Anyone ever use the Dupli-Colour bed liner stuff they sell at Canadian Tire (this stuff)for finishing a cab? Work out okay? Did you have to prime the wood before applying it? Was one coat enough or did it take multiple coats?


----------



## Jim DaddyO (Mar 20, 2009)

sounds like a good idea


----------



## Mooh (Mar 7, 2007)

http://www.loudspeakers.ca/Qmedia/Duratex01.pdf

from

Q-Components loudspeakers & audio products

Ask for Terry if you have questions. He ships very fast.

Peace, Mooh.


----------



## Guest (Jun 18, 2012)

Mooh said:


> http://www.loudspeakers.ca/Qmedia/Duratex01.pdf
> 
> from
> 
> ...


Yea, Duratex is twice the price of the Dupli-Color bed liner though. And is waaaay more than I need for this little enclosure. That's why I'm trying to get it done with the Dupli-Color if possible.


----------



## washburned (Oct 13, 2006)

I have heard of it being used for cabs. Not sure how durable it is.


----------



## Dekker (Jul 14, 2011)

iaresee said:


> Yea, Duratex is twice the price of the Dupli-Color bed liner though. And is waaaay more than I need for this little enclosure. That's why I'm trying to get it done with the Dupli-Color if possible.


Actually, it's not that Duratex is too expensive, its that they only sell it in gallon pails or larger. Otherwise, it is cheaper than the bed liner. I use Duratex all the time for bass speaker cabients.

Though it is probably way too late, get in touch with me, as I am in Ottawa and can get you some in a smaller quantity.

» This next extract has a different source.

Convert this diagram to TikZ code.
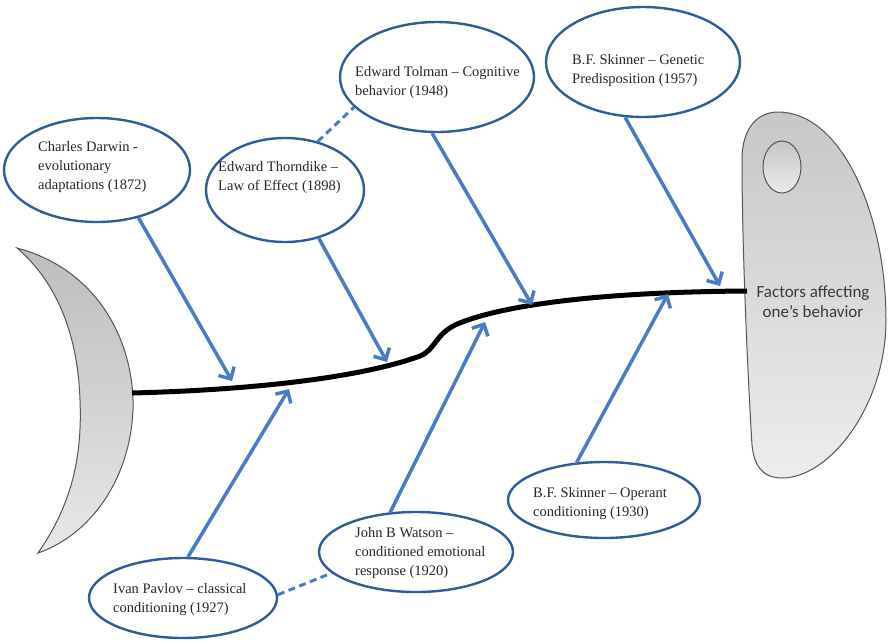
\documentclass[tikz,border=0pt]{standalone}
\usepackage{fontspec}
\setmainfont{Liberation Serif}
\newfontfamily\headfont{Carlito}
\usetikzlibrary{shapes.geometric,arrows.meta}

\definecolor{arrowblue}{RGB}{72,125,198}
\definecolor{rimblue}{RGB}{48,92,152}
\definecolor{inkgray}{RGB}{38,38,38}
\definecolor{bonegray}{RGB}{85,85,85}

\tikzset{
  bubble/.style={ellipse, draw=rimblue, line width=2.4pt, fill=white, inner sep=0pt},
  btext/.style={anchor=west, align=left, inner sep=0pt, text=inkgray,
                font=\fontsize{14.5}{19}\selectfont},
  arrowline/.style={draw=arrowblue, line width=3.5pt,
                -{Straight Barb[length=9pt,width=18pt,line width=3.5pt]}},
  dashlink/.style={draw=arrowblue, line width=3pt, dash pattern=on 7pt off 4.5pt},
  bone/.style={draw=bonegray, line width=1pt},
  spine/.style={draw=black, line width=5pt}
}

\begin{document}
\begin{tikzpicture}[x=1pt,y=-1pt]
\useasboundingbox (0,0) rectangle (889,641);

% tail fin
\path[bone, top color=gray!52, bottom color=gray!18]
  (17,248) .. controls (100,270) and (135,345) .. (133,410)
  .. controls (130,480) and (90,535) .. (38,553)
  .. controls (75,500) and (82,450) .. (80,400)
  .. controls (78,340) and (60,285) .. (17,248) -- cycle;

% head
\path[bone, top color=gray!44, bottom color=gray!14]
  (742,160) .. controls (742,125) and (760,112) .. (778,112)
  .. controls (842,112) and (886,215) .. (886,320)
  .. controls (886,405) and (830,478) .. (782,478)
  .. controls (762,478) and (754,465) .. (752,445)
  .. controls (748,380) and (742,250) .. (742,160) -- cycle;
% eye
\path[bone, top color=gray!45, bottom color=gray!15]
  (782,167) ellipse [x radius=19, y radius=26];
\node[text=black!78, align=center, font=\headfont\fontsize{17}{20}\selectfont]
  (head) at (813,302) {Factors affecting\\one’s behavior};

% spine
\coordinate (tail) at (132,393);
\coordinate (neck) at (747,291);
\draw[spine] (tail) .. controls (250,390) and (360,378) .. (420,356)
  .. controls (435,350) and (435,335) .. (455,325)
  .. controls (500,305) and (600,292) .. (neck);

% points where the bones meet the spine
\coordinate (tipDarwin)    at (232,381);
\coordinate (tipThorndike) at (387,362);
\coordinate (tipTolman)    at (532,305);
\coordinate (tipGenetic)   at (720,286);
\coordinate (tipPavlov)    at (289,389);
\coordinate (tipWatson)    at (485,322);
\coordinate (tipOperant)   at (668,294);

% cause bubbles
\node[bubble, minimum width=186pt, minimum height=104pt] (darwin)    at (97,170) {};
\node[bubble, minimum width=158pt, minimum height=104pt] (thorndike) at (285,190) {};
\node[bubble, minimum width=194pt, minimum height=110pt] (tolman)    at (437,77) {};
\node[bubble, minimum width=194pt, minimum height=110pt] (genetic)   at (643,62) {};
\node[bubble, minimum width=188pt, minimum height=80pt]  (pavlov)    at (183,598) {};
\node[bubble, minimum width=194pt, minimum height=80pt]  (watson)    at (416,552) {};
\node[bubble, minimum width=192pt, minimum height=76pt]  (operant)   at (604,500) {};

\node[btext] (darwinT)    at (38,167)  {Charles Darwin -\\evolutionary\\adaptations (1872)};
\node[btext] (thorndikeT) at (218,178) {Edward Thorndike –\\Law of Effect (1898)};
\node[btext] (tolmanT)    at (355,83)  {Edward Tolman – Cognitive\\behavior (1948)};
\node[btext] (geneticT)   at (572,71)  {B.F. Skinner – Genetic\\Predisposition (1957)};
\node[btext] (pavlovT)    at (113,600) {Ivan Pavlov – classical\\conditioning (1927)};
\node[btext] (watsonT)    at (355,553) {John B Watson –\\conditioned emotional\\response (1920)};
\node[btext] (operantT)   at (533,504) {B.F. Skinner – Operant\\conditioning (1930)};

% bones
\draw[arrowline] (darwin.-49)    -- (tipDarwin);
\draw[arrowline] (thorndike.-55) -- (tipThorndike);
\draw[arrowline] (tolman.-95)    -- (tipTolman);
\draw[arrowline] (genetic.-108)  -- (tipGenetic);
\draw[arrowline] (pavlov.83)     -- (tipPavlov);
\draw[arrowline] (watson.123)    -- (tipWatson);
\draw[arrowline] (operant.126)   -- (tipOperant);

% dashed links between related bubbles
\draw[dashlink] (thorndike.56) -- (tolman.200);
\draw[dashlink] (pavlov.2) -- (watson.194);
\end{tikzpicture}
\end{document}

Email is my user handle @SHOBass.com


----------



## Guest (Oct 11, 2012)

Dekker said:


> Actually, it's not that Duratex is too expensive, its that they only sell it in gallon pails or larger. Otherwise, it is cheaper than the bed liner. I use Duratex all the time for bass speaker cabients.
> 
> Though it is probably way too late, get in touch with me, as I am in Ottawa and can get you some in a smaller quantity.
> 
> Email is my user handle @SHOBass.com


No way! I never got started on this so it's not too late. I'll get in touch with you. Thanks!


----------



## Budda (May 29, 2007)

Post pics when it's done


----------



## J-75 (Jul 29, 2010)

Dekker said:


> Actually, it's not that Duratex is too expensive, its that they only sell it in gallon pails or larger. Otherwise, it is cheaper than the bed liner. I use Duratex all the time for bass speaker cabients.


I looked into Duratex about a year ago, and as I recall, they have a tester/sampler/kit quantity for around $22 - enough for one cab, but I don't know if the Waterloo supplier carries it. You would have to ship it from the company in Florida.


----------